Friday, October 20, 2017

It’s very dry here. Dry and hot. Very hot. And dry.



When we left Colorado, we moved to Phoenix, AZ in the 1990’s.  Yep – one extreme to another.  I have to admit, I really did expect the surrounding desert to be something like the Sahara - you know, all sand and dunes, the occasional camel. 

Not so.  The Sonoran Desert is alive with all sorts of growing things.  No big trees, of course but all sorts of smaller trees, cactus, sages, creosote, and, when it rains, wild flowers.  I love the Desert Willow – a small tree with orchard-like flowers. The saguaros are very impressive, huge, and grow wild in the desert.  Ocotillo look like spiny sticks coming out of the ground, until it rains.  Then it will burst into bloom and leaf.  Ice plants, agave, palms, every cactus you can imagine – the list goes on and on.  There are lots of lemon, lime, orange, and grapefruit groves everywhere.  Given water, most any plant will grow there.  Xeriscaping is popular and very attractive in that desert way.

We bought a saguaro cactus – it was about 4 inches tall.  Michael picked it out and figured, because they are so long lived, it would become a family member so he named it 'Lil' Joe Saguaro.  Unfortunately, many years later when we moved to Galveston, Lil’ Joe died.  Didn’t care for the 10000% humidity and salt air.

We moved there in the winter time and, oh my lord, winters are marvelous.  Chilly evenings and mild days.  Dry air?  Oh yes, very dry.  Summers ….. well, to say summers are hot does not convey what hot is.  I discovered a couple of things about the summer.  1.  You must have a good sunscreen and you must wear it every single day!  2.  You cannot work in the yard after 8 in the morning.  3.  110 degrees is bearable; 117 is hotter than hell; at 122, they close the airport.  4.  If you want a garden, you have to plant it in February because it will burn up in July. and  5.  There is no walking outside barefooted after June 3.  And, please, don’t you dare say “But it’s a dry heat”.  Puulleease 110 to 122??? Hot in any place.


We did many scenic drives while we were there but the most memorable was The Apache Trail drive.  Just past the Roosevelt Dam we encountered one of the scariest road I’ve ever been on.  And, to call it a road is something of an exaggeration.  It was a dirt and gravel donkey trail.  We never drove faster than 15 miles per hour and usually much slower than that.  Most of the time, we were on this road, there was a million mile sheer drop ON MY SIDE, OF COURSE!!  I kept telling Michael to move over, I mean, it looked like the car tires were driving on the crumbly rock edge.  And bumpy??  It was ungraded rocky dirt.  We rattled and shook and bumped and jarred and twisted and turned and went straight up and straight down for the entire trip.  It took us 3 hours to drive 22 miles!!  

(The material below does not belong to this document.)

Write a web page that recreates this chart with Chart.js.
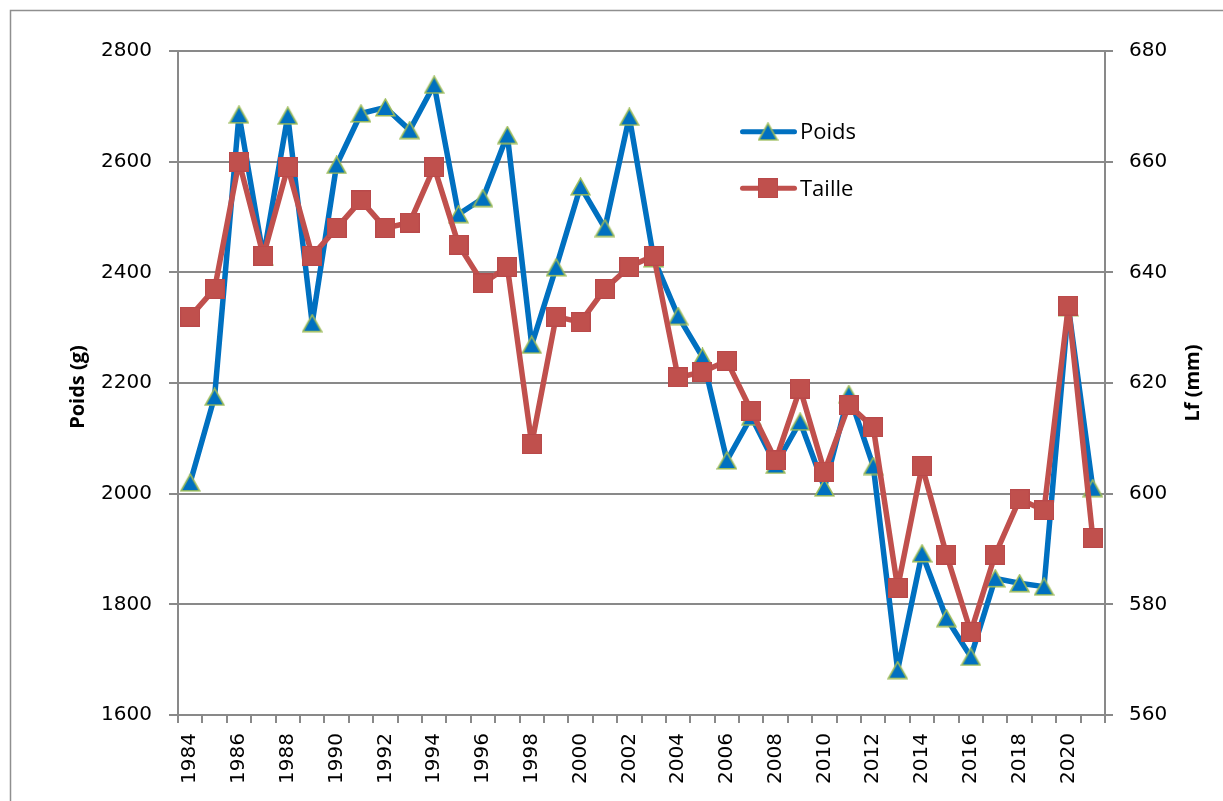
<!DOCTYPE html>
<html>
<head>
<meta charset="utf-8">
<script src="https://cdn.jsdelivr.net/npm/chart.js@4.4.0/dist/chart.umd.min.js"></script>
<style>
html,body{margin:0;padding:0;background:#fff;}
canvas{display:block;}
</style>
</head>
<body>
<canvas id="c" width="1223" height="801"></canvas>
<script>
const years = ['1984','1985','1986','1987','1988','1989','1990','1991','1992','1993','1994','1995','1996','1997','1998','1999','2000','2001','2002','2003','2004','2005','2006','2007','2008','2009','2010','2011','2012','2013','2014','2015','2016','2017','2018','2019','2020','2021'];
const poids = [2020,2175,2685,2428,2683,2308,2594,2687,2698,2657,2739,2505,2534,2648,2269,2409,2555,2480,2681,2425,2321,2247,2060,2139,2052,2130,2011,2180,2050,1681,1892,1775,1705,1847,1838,1832,2337,2010];
const taille = [632,637,660,643,659,643,648,653,648,649,659,645,638,641,609,632,631,637,641,643,621,622,624,615,606,619,604,616,612,583,605,589,575,589,599,597,634,592];
const seriesNames = ['Poids','Taille'];
const leftTitle = 'Poids (g)';
const rightTitle = 'Lf (mm)';

const BLUE = '#0070C0', RED = '#C0504D', GREEN = '#9BBB59', GRID = '#898989';

function makeTriangle(){
  const c = document.createElement('canvas'); c.width = 21; c.height = 19;
  const g = c.getContext('2d');
  g.beginPath(); g.moveTo(10.5,1.2); g.lineTo(19.8,17.8); g.lineTo(1.2,17.8); g.closePath();
  g.fillStyle = BLUE; g.fill(); g.lineWidth = 1.6; g.strokeStyle = GREEN; g.stroke();
  return c;
}
function makeSquare(){
  const c = document.createElement('canvas'); c.width = 20; c.height = 20;
  const g = c.getContext('2d');
  g.fillStyle = RED; g.fillRect(0,0,20,20);
  g.strokeStyle = '#B9494A'; g.lineWidth = 1; g.strokeRect(0.5,0.5,19,19);
  return c;
}
const tri = makeTriangle(), sq = makeSquare();

Chart.defaults.font.family = '"DejaVu Sans"';
Chart.defaults.color = '#000';

const deco = {
  id: 'deco',
  beforeDraw(chart){
    const ctx = chart.ctx;
    ctx.save();
    ctx.strokeStyle = '#8f8f8f'; ctx.lineWidth = 1.5;
    ctx.strokeRect(10.5, 10.5, 1400, 1000);
    ctx.restore();
  },
  afterDraw(chart){
    const ctx = chart.ctx;
    ctx.save();
    ctx.fillStyle = '#000';
    ctx.font = 'bold 20px "Open Sans"';
    ctx.textAlign = 'center'; ctx.textBaseline = 'middle';
    ctx.save(); ctx.translate(78, 387); ctx.rotate(-Math.PI/2); ctx.fillText(leftTitle, 0, 0); ctx.restore();
    ctx.save(); ctx.translate(1193, 383); ctx.rotate(-Math.PI/2); ctx.fillText(rightTitle, 0, 0); ctx.restore();
    const items = [{y:131.7, color:BLUE, img:tri, text:seriesNames[0]},{y:188.3, color:RED, img:sq, text:seriesNames[1]}];
    items.forEach(it => {
      ctx.strokeStyle = it.color; ctx.lineWidth = 5; ctx.lineCap = 'round';
      ctx.beginPath(); ctx.moveTo(742.5, it.y); ctx.lineTo(794.5, it.y); ctx.stroke();
      ctx.drawImage(it.img, 768 - it.img.width/2, it.y - it.img.height/2);
      ctx.fillStyle = '#000'; ctx.font = '22px "Open Sans"'; ctx.textAlign = 'left'; ctx.textBaseline = 'middle';
      ctx.fillText(it.text, 800, it.y + 1);
    });
    ctx.restore();
  }
};

new Chart(document.getElementById('c'), {
  type: 'line',
  data: {
    labels: years,
    datasets: [
      {label: seriesNames[0], data: poids, yAxisID: 'y', borderColor: BLUE, borderWidth: 5.5,
       pointStyle: tri, pointRadius: 10, borderCapStyle:'round', borderJoinStyle:'round', tension: 0, order: 1},
      {label: seriesNames[1], data: taille, yAxisID: 'y1', borderColor: RED, borderWidth: 5.5,
       pointStyle: sq, pointRadius: 10, borderCapStyle:'round', borderJoinStyle:'round', tension: 0, order: 0}
    ]
  },
  options: {
    responsive: false,
    animation: false,
    events: [],
    layout: {padding: {top: 51, left: 0, right: 0, bottom: 0}},
    plugins: {legend: {display: false}, tooltip: {enabled: false}},
    scales: {
      x: {
        type: 'category',
        offset: true,
        grid: {drawOnChartArea: false, offset: true, tickLength: 8, color: GRID, lineWidth: 2},
        border: {display: true, color: GRID, width: 2},
        ticks: {autoSkip: false, maxRotation: 90, minRotation: 90, padding: 10,
                font: {size: 20},
                callback: function(v, i){ return i % 2 === 0 ? years[i] : ''; }},
        afterFit(s){ s.height = 86; }
      },
      y: {
        position: 'left', min: 1600, max: 2800,
        ticks: {stepSize: 200, padding: 17, font: {size: 20}, callback: v => String(v)},
        grid: {color: GRID, lineWidth: 2, tickLength: 9},
        border: {display: true, color: GRID, width: 2},
        afterFit(s){ s.width = 178; }
      },
      y1: {
        position: 'right', min: 560, max: 680,
        ticks: {stepSize: 20, padding: 16, font: {size: 20}, callback: v => String(v)},
        grid: {drawOnChartArea: false, color: GRID, lineWidth: 2, tickLength: 8},
        border: {display: true, color: GRID, width: 2},
        afterFit(s){ s.width = 118; }
      }
    }
  },
  plugins: [deco]
});
</script>
</body>
</html>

What was really unnerving, was to encounter another car or (god forbid) a truck.  First one we saw coming toward us (and there was not any warning because the road twisted so much) was a huge truck towing a huge boat.  Michael strung together more curse words in very descriptive way than I had heard before.  I would have loved to have stopped to take a few pictures because as scary as the road was, the scenery was beautiful, but there was no place to stop, short of the middle of the road.  We went over several “expansion bridges” or so they were called.  These were one lane jobs and fortunately very short because most came right off into a hair pin curve.  One thing I did decide - there should have been a filling station at the start of the 22 miles of dirt that says LAST STOP FOR GAS, WATER, AND FOOD FILL UP HERE.  Let me tell you, at 10-15 miles per hour on twisting road, you use a lot of gas and there were not any filling stations alongside the road because there were no “alongside” places.  One side was mountain going up and the other, mountain going down.  After we got to black top again, I decided it was a good thing MHN drove (he was, by far, the worst passenger in this universe) because I’d of either left him on the side of the road after the first 10 seconds or he would have had a heart attack or would have stomped a hole through the car floor. 

One more thing and then I shall close.  During the summer the “monsoon” season came upon us.  I have decided I don’t know what the word monsoon means in Arizona because it surely doesn’t mean it’s going to rain a lot.  About 3 evenings in 7, the sky would cloud up, there would be all sorts of rumbling from the heavens, a beautiful light show, 6 or 7 drops of rain and it would clear up.  Then everyone in my office would come in complaining about how HUMID it was outside.  Mostly I told them – shut up, you have no understanding of the word HUMID.  I come from a HUMID place.  It is not HUMID at 30%. 

I did love living there though.

Take care.





1 comment:

  1. sounds like the road we took back from some little mining town, Cripple Creek maybe, one lane (haha) straight up on one side straight down on the other or at times straight down on both sides, it was called the scenic route back to civilization. I think it was originally a stagecoach trail, rocky gravel bumpy and I drove. I don't think we went more than 5 MPH and yeah it took hours to go a short distance in miles.